I am pretty active—and that’s probably an understatement—on social media. I don’t know of many large city mayors—Oklahoma City is America’s 27th largest city—who are quite as responsive as I am on Facebook, Twitter, and Instagram. I am the only person with the passwords. If it’s a serious question or comment, I’m going to react to it and that tends to surprise people, but I enjoy it. I find social media is sort of an endless Town Hall.
What’s your favorite place in town to hang out when you’re not performing your official duties?
You presume that a mayor is ever off the clock and there is no such thing! I’m always performing my official duties, so probably my house. When you live this lifestyle and your day is scheduled down to the minute, if you get a Sunday when you’re not giving a speech or cutting a ribbon, that’s my favorite. I’ve got two kids, 9 and 7, and if we can just hang out at home or go to a movie, it’s those simple pleasures in life that are what I’m looking for right now. Those are the days that I’m able to recharge a little bit.
We cover a lot of nonprofit organizations, especially nonprofits doing something unique. Are there are a few nonprofits solving problems for your residence that you’d like to tell me about?
I’ll give you a good example that ties back to MAPS 4: our police department created a family justice center, which is really a service provider for victims of domestic violence. It’s a place that brings together all of the different service providers that offer services to victims of domestic violence, called Palomar.
It’s been so successful the last two or three years that it’s been in place that we decided to include a permanent facility for Palomar in MAPS 4, so there’s a $38 million allocation for a permanent home for Palomar.
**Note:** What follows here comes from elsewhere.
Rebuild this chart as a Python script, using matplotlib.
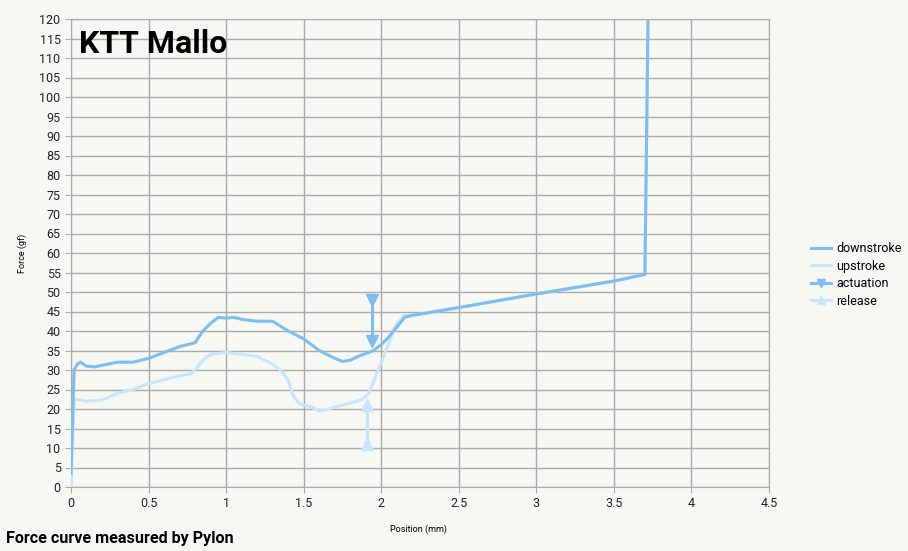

We think that’s a potential national model for demonstrating the city’s commitment to fighting domestic violence, which unfortunately we have very high rates of domestic violence in our city and our state.
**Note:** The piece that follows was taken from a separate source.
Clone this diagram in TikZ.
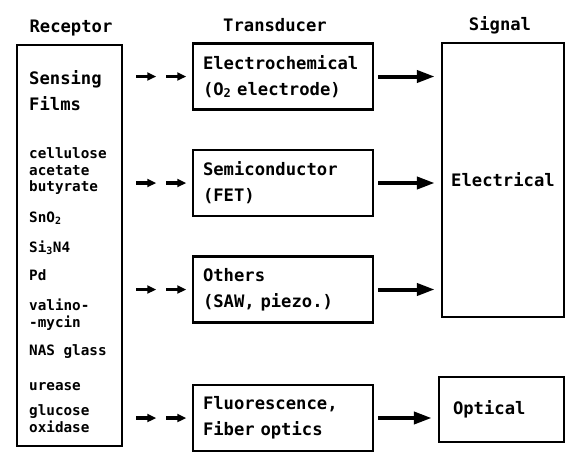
\documentclass[tikz,border=0pt]{standalone}
\usepackage{fontspec}
\setmonofont{DejaVu Sans Mono}
\usetikzlibrary{positioning, arrows.meta, decorations.markings}

\begin{document}
\begin{tikzpicture}[
  x=1pt, y=-1pt,
  font=\ttfamily\bfseries\fontsize{17.2}{26}\selectfont,
  box/.style={draw, line width=2.5pt, inner sep=0pt},
  tbox/.style={box, minimum height=66pt, text width=160pt, inner xsep=10pt,
    align=left},
  rtext/.style={anchor=west, align=left, inner sep=0pt},
  small/.style={font=\ttfamily\bfseries\fontsize{14.3}{16.5}\selectfont},
  arrow/.style={line width=4pt, -{Triangle[length=18pt,width=12pt]},
    shorten <=4pt, shorten >=6pt},
  tiparrow/.style={line width=3.5pt, -{Triangle[length=9pt,width=8pt]}},
  dasharrow/.style={decoration={markings,
      mark=at position 13pt with {\draw[tiparrow] (0pt,0pt) -- (20pt,0pt);},
      mark=at position 43pt with {\draw[tiparrow] (0pt,0pt) -- (20pt,0pt);}},
    decorate},
]
  \useasboundingbox (0,0) rectangle (576,458);

  % column heads
  \node (hrec) at (71,28) {Receptor};
  \node (htra) at (275,25) {Transducer};
  \node (hsig) at (500,25) {Signal};

  % receptor column
  \node[box, minimum width=105pt, minimum height=401pt] (rec) at (69.5,245.5) {};
  \node[rtext] (r0) at (29,90.5) {Sensing\\Films};
  \foreach \y/\txt [count=\i] in {171.5/{cellulose\\acetate\\butyrate},
      218/{SnO\textsubscript{2}}, 248/{Si\textsubscript{3}N4}, 275/{Pd},
      314.5/{valino-\\-mycin}, 352/{NAS glass}, 387/{urease},
      418.5/{glucose\\oxidase}}{
    \node[rtext, small] (r\i) at (29,\y) {\txt};
  }

  % transducers
  \node[tbox] (t1) at (283,76.5) {Electrochemical\\(O\textsubscript{2} electrode)};
  \node[tbox, below=38pt of t1] (t2) {Semiconductor\\(FET)};
  \node[tbox, below=38pt of t2] (t3) {Others\\(SAW, piezo.)};
  \node[tbox, below=60pt of t3] (t4) {Fluorescence,\\Fiber optics};

  % signals
  \node[box, minimum width=122pt, minimum height=274pt] (elec) at (503,180) {Electrical};
  \node[box, minimum width=125pt, minimum height=65pt, text width=97pt,
    inner xsep=14pt, align=left] (opt) at (501.5,409.5) {Optical};

  \foreach \t in {t1,t2,t3,t4}{
    \path[dasharrow] (rec.east |- \t.west) -- (\t.west);
  }
  \foreach \t in {t1,t2,t3}{
    \draw[arrow] (\t.east) -- (\t.east -| elec.west);
  }
  \draw[arrow] (t4.east) -- (t4.east -| opt.west);
\end{tikzpicture}
\end{document}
In MAPS 4, we also have $50 million for homelessness housing that will be expected to partner with our housing authority and the Homeless Alliance to provide the wraparound services so that the housing accomplishes its goal which is to reduce and potentially eventually eliminate homelessness in our city.
We feel this is a commitment to the housing-first strategy that has proven effective and popular around the United States.
Now for the lightning round: First job?
I’ll give you a juvenile answer and then they and then my adult answer. As a kid, I was in Shakespeare in the park for 10 years here in Oklahoma City and I think I was technically paid $15 a season or something like that, so it’s a job. And then and then my first job while I was still technically in college at George Washington was for the Speaker of the House, right in the U.S. Capitol. That’s where I was on 9/11, right outside his door. I was 21, and it was an entry level position for sure, but entry level at the center of the universe. That was a fascinating experience.
Favorite subject in high school?
I guess like civics and history as one might expect.
Final question: What’s the last great book you’ve read?
I should probably give a shout-out to my predecessor’s book, The Next American City, by Mick Cornett [and Jayson White].
Thank you so much. Thanks. Have a great day.